‘Relentless and Ruthless’: Filmmaker Robert Greenwald on the Koch Brothers

Robert Greenwald is the director of the recently re-released documentary film, Koch Brothers Exposed; 2014 Edition, and the founder and president of Brave New Films, where he has produced and directed films including Wal-Mart: The High Cost of Low Price and Unmanned: America’s Drone Wars. Recently, Greenwald spoke with NEA Today to talk about the billionaire Koch brothers’ efforts to undermine the public good and promote the interests of the 1 percent in America.

NEAToday: In Koch Brothers Exposed; 2014 Edition, you uncovered some very chilling facts about the billionaire Koch brothers and how they’ve spent their near-unlimited funds on suppressing the rights of working Americans and students. It’s all very frightening—but was there any one thing that really kept you up at night?

Greenwald: What kept me awake was the absolute relentless combination of billions of dollars with very smart long-term thinking. They do not focus on some awful 30-second ad for a third-rate politician. They focus on changing the storyline and narrative, and they support that with their billions across everything from think tanks to schools to research. They know that change is a long-term process—and they are willing to pay and stay the course.

NEAToday: The Koch brothers’ charities gave nearly $13 million in 2012 to pay for university-based think tanks or programs, or endow faculty positions. Obviously public colleges and universities are hurting from decades of state funding cuts—but what is at risk when they turn to Koch money to fill the gap?

Greenwald: The Koch Brothers often have strings attached to the money they give, so they are relentless and ruthless about often demanding ideological fidelity with their dollars. This corrupts the education system and turns it into a tool of their belief system.

Filmmaker Robert Greenwald

NEAToday: Koch money also has been spent on college campuses through the Koch-funded Generation Opportunity, an organization that earlier this year threw campus parties aimed at convincing young people not to register for state healthcare exchanges. How would you characterize the Koch approach to young people and their interests?

Greenwald: They are willing to spend and spend and spend to try and influence young people, and to influence them against their natural self interests. They don’t hesitate to preach their belief system to any and all.

NEAToday: How would you characterize their approach to public school educators?

Greenwald: They have aggressively opposed public education. They don’t believe in the public trust or public system, and so they work to weaken and destroy the very fabric of our society, including its cornerstone, public schools.

NEAToday: What’s next for the Koch brothers? Do you have an idea of where their nefarious plans take them in 2015 and 2016?

Greenwald: They will continue to spend and spend and spend in an effort to move the country in a way that supports their increased moneymaking and their ideology.
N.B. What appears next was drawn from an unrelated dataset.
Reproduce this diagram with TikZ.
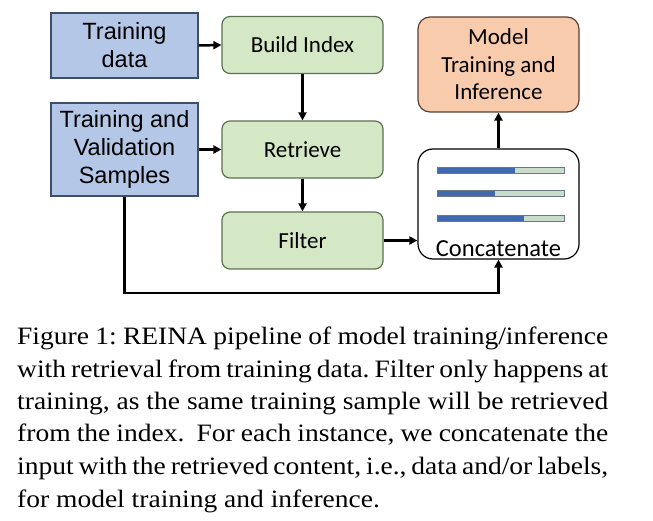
\documentclass[tikz,border=0pt]{standalone}
\usepackage{fontspec}
\setmainfont{Liberation Serif}
\newfontfamily\capfont[FakeStretch=1.1]{Liberation Serif}
\newfontfamily\arialf{Liberation Sans}
\newfontfamily\calib{Carlito}
\usetikzlibrary{arrows.meta}
\frenchspacing
\definecolor{bluefill}{HTML}{B4C7E7}
\definecolor{blueline}{HTML}{3F4F6B}
\definecolor{greenfill}{HTML}{D5E8C6}
\definecolor{greenline}{HTML}{5C7050}
\definecolor{orangefill}{HTML}{F8CBAD}
\definecolor{orangeline}{HTML}{5A4030}
\definecolor{bardark}{HTML}{4169B0}
\definecolor{barlight}{HTML}{C9DDCF}
\definecolor{barline}{HTML}{6A7A80}
\tikzset{
  inbox/.style={draw=blueline, fill=bluefill, line width=1.3pt, align=center,
    font=\arialf\fontsize{23.5}{28}\selectfont, inner sep=0pt},
  stepbox/.style={draw=greenline, fill=greenfill, line width=1.2pt, rounded corners=8pt,
    minimum width=161pt, minimum height=57pt, align=center,
    font=\calib\fontsize{23}{27}\selectfont, inner sep=0pt},
  modbox/.style={draw=orangeline, fill=orangefill, line width=1.2pt, rounded corners=12pt,
    minimum width=161pt, minimum height=95pt, align=center,
    font=\calib\fontsize{23}{27.5}\selectfont, inner sep=0pt},
  catbox/.style={draw=black, fill=white, line width=1.2pt, rounded corners=15pt,
    minimum width=161pt, minimum height=110pt, inner sep=0pt},
  conn/.style={line width=2.5pt, -{Triangle[length=8pt,width=8pt]}},
  bar/.style={draw=barline, line width=0.6pt},
  capline/.style={anchor=base west, inner sep=0pt, font=\capfont\fontsize{25}{32}\selectfont}
}
\begin{document}
\begin{tikzpicture}[x=1pt,y=-1pt]
\useasboundingbox (0,0) rectangle (653,521);
% input boxes
\node[inbox, minimum width=147pt, minimum height=65pt] (td) at (124.5,45.5) {Training\\data};
\node[inbox, minimum width=147pt, minimum height=93pt] (tvs) at (124.5,149.5) {Training and\\Validation\\Samples};
% steps
\node[stepbox] (bi) at (302.5,45) {Build Index};
\node[stepbox] (ret) at (302.5,149.5) {Retrieve};
\node[stepbox] (fil) at (302.5,240.5) {Filter};
% model
\node[modbox] (mod) at (498.5,64.5) {Model\\Training and\\Inference};
% concatenate
\node[catbox] (cat) at (498.5,204) {};
\node[font=\calib\fontsize{24.5}{28}\selectfont, inner sep=0pt] (catlabel) at (498.5,249) {Concatenate};
% bars
\foreach \y/\e in {170/515, 193/495, 218/524}{
  \fill[barlight] (437,\y-3) rectangle (564,\y+3);
  \fill[bardark] (437,\y-3) rectangle (\e,\y+3);
  \draw[bar] (437,\y-3) rectangle (564,\y+3);
}
% connectors
\draw[conn] (td.east) -- (bi.west);
\draw[conn] (tvs.east |- ret.west) -- (ret.west);
\draw[conn] (bi.south) -- (ret.north);
\draw[conn] (ret.south) -- (fil.north);
\draw[conn] (fil.east) -- (fil.east -| cat.west);
\draw[conn] (cat.north) -- (mod.south);
\coordinate (c1) at (124.5,293);
\coordinate (c2) at (498.5,293);
\draw[conn] (tvs.south) -- (c1) -- (c2) -- (cat.south);
% caption
\node[capline] (l1) at (17,344) {\makebox[591pt][s]{Figure 1: REINA pipeline of model training/inference}};
\node[capline] (l2) at (17,377) {\makebox[591pt][s]{with retrieval from training data. Filter only happens at}};
\node[capline] (l3) at (17,409) {\makebox[591pt][s]{training, as the same training sample will be retrieved}};
\node[capline] (l4) at (17,441) {\makebox[591pt][s]{from the index. \ For each instance, we concatenate the}};
\node[capline] (l5) at (17,474) {\makebox[591pt][s]{input with the retrieved content, i.e., data and/or labels,}};
\node[capline] (l6) at (17,507) {for model training and inference.};
\end{tikzpicture}
\end{document}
At some point, when they keep losing hundreds of millions of dollars to sway elections, one hopes they will take their marbles and go home—and leave the country to the people.

NEAToday: What do you want the 99 percent of Americans who aren’t billionaires, who aren’t profiting from the Kochs’ attacks on democracy, who are actually being silenced by their extraordinarily well-financed efforts, to do with this information?

Greenwald: Action. Action. And action. We don’t have their money, but we have the truth. We have democracy. We have people fighting for their lives. Those people, and each and every one of us, must commit to taking action of some kind, every day. Democracy is not a spectator sport…and so we must promise to get involved in some way. Five minutes a day, five hours a week, do whatever you are able to do—but do something.